Crítica do
Segundo Caderno de O Globo (22/10/2017)
Crítica/ “A festa
de aniversário”
A dramaturgia de Harold Pinter é um jogo de
dissimulação. Ainda que sua base seja realista e as tensões francamente
expostas, dúvidas e ambivalências se impõem como sustentação dramática, e elementos
de provocação, sujeitos a tantas interpretações quanto a sensibilidade
receptiva do leitor-espectador. A ação se apresenta como embate, em contraponto
à narrativa interna, em que diálogos, aparentemente banais e corriqueiros,
desconsertam pela violência mascarada e o aniquilamento de certezas. O teatro
de Pinter se apoia na entrelinha e no substrato do conflito, dentro do qual,
silêncios ruidosos e choques explosivos, convergem para a diversidade de
sentidos. Não se explicam motivações, demonstram-se. “A festa de aniversário”
poderia ser vista como fábula política do autoritarismo. Mas o autor ultrapassa
esse contexto, com visão niilista da submissão do homem a forças inescapáveis.
Manipula linguagens para fazer humor perturbador de drama absurdo, esfacelando
construções psicológicas, utilizando-se da mesma origem do realismo teatral
anglo-saxão. O casal, Meg e Petey, que hospeda Stanley, um homem misterioso de
passado vago, recebe a visita de dois desconhecidos de presença ameaçadora. A
comemoração do aniversário de Stanley, festa com data marcada para execução de celebração
sinistra, culmina com a partida daqueles que vieram para receber, com sangue, a
dívida impagável do tributo de vida. O diretor Gustavo Passo, criou com sua
cenografia e com a iluminação de Bernardo Lorga, o que é um dos pilares dos
textos de Harold Pinter: atmosfera cênica. A ambientação torna difuso o que é
estranho, acentuando o que parece real, deflagrando inquietude. A direção
mantém o compasso de espera do acontecimento central em condução narrativa bem
pausada, dosando o aparente com a brutalidade, o entrever com a imagem aberta.
Dos contrastes, Passo estabelece a unidade do elenco, outro pilar essencial na
montagem dos textos do autor inglês.
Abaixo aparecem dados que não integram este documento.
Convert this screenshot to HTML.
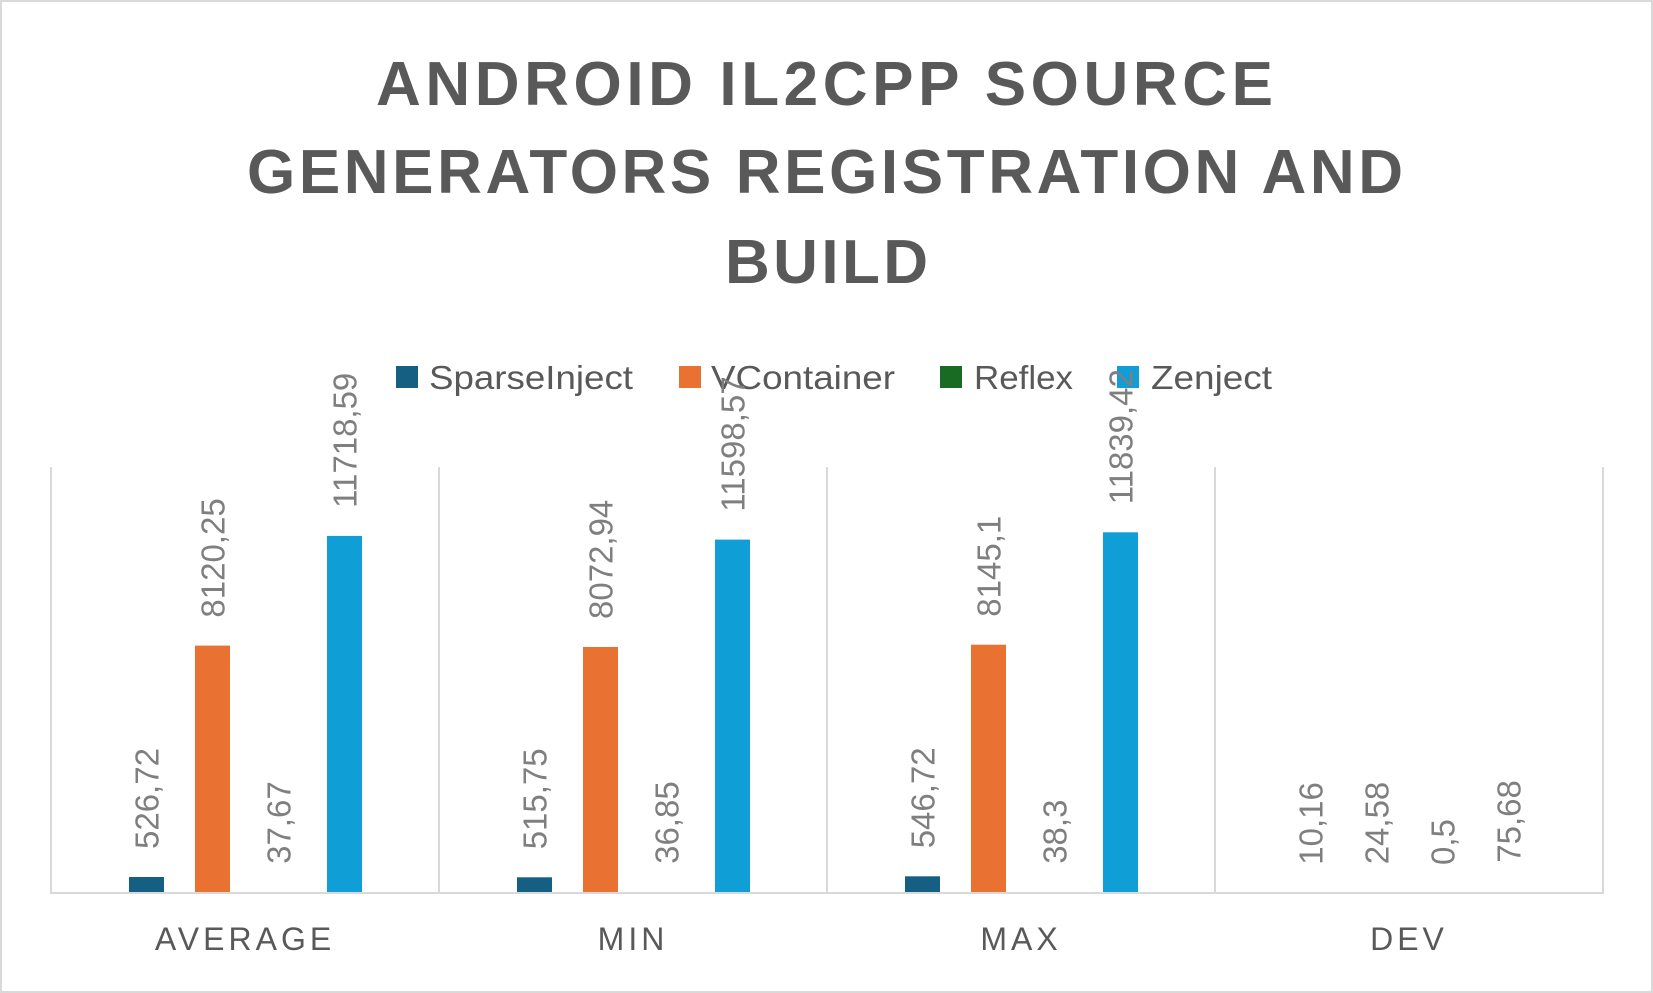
<!DOCTYPE html>
<html><head><meta charset="utf-8"><style>
html,body{margin:0;padding:0;background:#fff;}
svg{display:block;font-family:"Liberation Sans",sans-serif;}
.v{fill:#7f7f7f;font-size:33px;}
.c{fill:#595959;font-size:32px;letter-spacing:4px;text-anchor:middle;}
.l{fill:#595959;font-size:33px;}
.t{fill:#595959;font-size:62px;font-weight:bold;}
</style></head><body>
<svg width="1653" height="993" viewBox="0 0 1653 993" xmlns="http://www.w3.org/2000/svg">
<rect x="1" y="1" width="1651" height="991" fill="#fff" stroke="#d9d9d9" stroke-width="2"/>
<text class="t" x="376" y="105" textLength="897" lengthAdjust="spacing">ANDROID IL2CPP SOURCE</text>
<text class="t" x="247" y="193" textLength="1156" lengthAdjust="spacing">GENERATORS REGISTRATION AND</text>
<text class="t" x="725" y="283" textLength="203" lengthAdjust="spacing">BUILD</text>
<rect x="396" y="366" width="22" height="22" fill="#156082"/>
<text class="l" x="429" y="389" textLength="204" lengthAdjust="spacingAndGlyphs">SparseInject</text>
<rect x="679" y="366" width="22" height="22" fill="#e97132"/>
<text class="l" x="711" y="389" textLength="184" lengthAdjust="spacingAndGlyphs">VContainer</text>
<rect x="940" y="366" width="22" height="22" fill="#196b24"/>
<text class="l" x="974" y="389" textLength="99" lengthAdjust="spacingAndGlyphs">Reflex</text>
<rect x="1117" y="366" width="22" height="22" fill="#0f9ed5"/>
<text class="l" x="1151" y="389" textLength="121" lengthAdjust="spacingAndGlyphs">Zenject</text>
<g stroke="#d9d9d9" stroke-width="2">
<line x1="51" y1="467" x2="51" y2="894"/><line x1="439" y1="467" x2="439" y2="894"/>
<line x1="827" y1="467" x2="827" y2="894"/><line x1="1215" y1="467" x2="1215" y2="894"/>
<line x1="1603" y1="467" x2="1603" y2="894"/>
</g>
<g>
<rect x="129" y="877" width="35" height="16" fill="#156082"/>
<rect x="195" y="645.6" width="35" height="247.4" fill="#e97132"/>
<rect x="327" y="535.9" width="35" height="357.1" fill="#0f9ed5"/>
<rect x="517" y="877.3" width="35" height="15.7" fill="#156082"/>
<rect x="583" y="647" width="35" height="246" fill="#e97132"/>
<rect x="715" y="539.6" width="35" height="353.4" fill="#0f9ed5"/>
<rect x="905" y="876.3" width="35" height="16.7" fill="#156082"/>
<rect x="971" y="644.7" width="35" height="248.3" fill="#e97132"/>
<rect x="1103" y="532.3" width="35" height="360.7" fill="#0f9ed5"/>
</g>
<line x1="50" y1="893" x2="1604" y2="893" stroke="#d9d9d9" stroke-width="2"/>
<g class="v">
<text transform="translate(158.5,849) rotate(-90)">526,72</text>
<text transform="translate(224.5,617.6) rotate(-90)">8120,25</text>
<text transform="translate(290.5,863.9) rotate(-90)">37,67</text>
<text transform="translate(356.5,507.9) rotate(-90)">11718,59</text>
<text transform="translate(546.5,849.3) rotate(-90)">515,75</text>
<text transform="translate(612.5,619) rotate(-90)">8072,94</text>
<text transform="translate(678.5,863.9) rotate(-90)">36,85</text>
<text transform="translate(744.5,511.6) rotate(-90)">11598,57</text>
<text transform="translate(934.5,848.3) rotate(-90)">546,72</text>
<text transform="translate(1000.5,616.7) rotate(-90)">8145,1</text>
<text transform="translate(1066.5,863.8) rotate(-90)">38,3</text>
<text transform="translate(1132.5,504.3) rotate(-90)">11839,42</text>
<text transform="translate(1322.5,864.7) rotate(-90)">10,16</text>
<text transform="translate(1388.5,864.3) rotate(-90)">24,58</text>
<text transform="translate(1454.5,865) rotate(-90)">0,5</text>
<text transform="translate(1520.5,862.7) rotate(-90)">75,68</text>
</g>
<g class="c">
<text x="245" y="950">AVERAGE</text>
<text x="633" y="950">MIN</text>
<text x="1021" y="950">MAX</text>
<text x="1409" y="950">DEV</text>
</g>
</svg>
</body></html>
Ainda que a atmosfera das interpretações não
atinja igual envolvência do visual, os atores correspondem à manutenção da carga
dramática da encenação. Andrea Dantas adota o ar alienado de Meg, incapaz de
perceber o que se passa à sua volta. Marcos Ácher transmite a percepção
amedrontada do que está ocorrendo. Alexandre Galindo transporta bem o
comportamento misterioso de Stanley no início, para a atuação física do final. Rogério
Freitas ressalta a dubieza das intenções do visitante algoz. Guilherme Melca
responde, fisicamente, ao capanga. Raíza Puget vive personagem pouco funcional.